Charge quantization says charge comes in discrete packets of size e. Conservation of charge says the total amount of charge stays the same in an isolated system. They work together, but they are not the same rule: one is about the size of possible charges, the other is about whether charge is created or destroyed.

Key things to remember about Charge Quantization

  • Charge quantization means electric charge comes in discrete units, not a smooth continuum.

  • For isolated particles, every charge is an integer multiple of the elementary charge, e.

  • Protons carry +e and electrons carry -e, which is why matter can balance to net zero charge.

  • Charging processes move electrons in whole-particle steps, even when the final charge looks like a decimal in coulombs.

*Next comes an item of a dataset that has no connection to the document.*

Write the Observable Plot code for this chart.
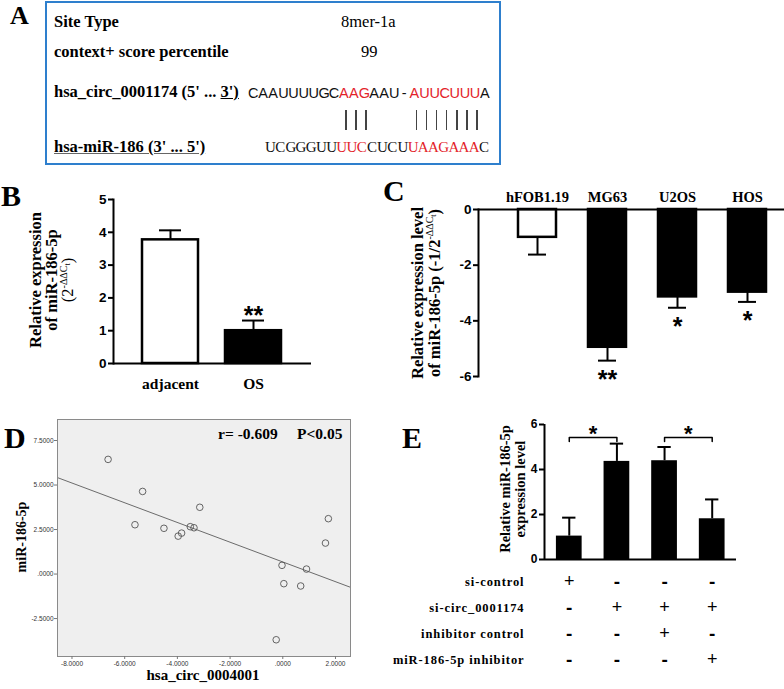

  • If a calculation gives a non-integer number of elementary charges, check whether the model is microscopic, macroscopic, or just rounded.

Frequently asked questions about Charge Quantization

What is charge quantization in Principles of Physics II?

Charge quantization is the rule that electric charge exists in discrete units of the elementary charge, e. In Principles of Physics II, you use it to explain why particles and charged objects have net charges that are integer multiples of e, not arbitrary values.

Is charge always quantized?

For isolated particles in the basic physics model, yes, charge comes in integer multiples of e. In some condensed matter situations, you may hear about effective fractional charge, but that is not the same as a free particle carrying a random fraction of an elementary charge.

How do you find the number of elementary charges from a charge in coulombs?

Divide the total charge by e = 1.602 x 10^-19 C. The result tells you how many excess or missing electrons the object has, and the sign tells you whether the object is positively or negatively charged.

How is charge quantization different from conservation of charge?

Charge quantization tells you the allowed sizes of charge packets. Conservation of charge tells you that the total charge in an isolated system stays constant. A charging process can move charge around, but it cannot create a half unit of charge or make total charge disappear.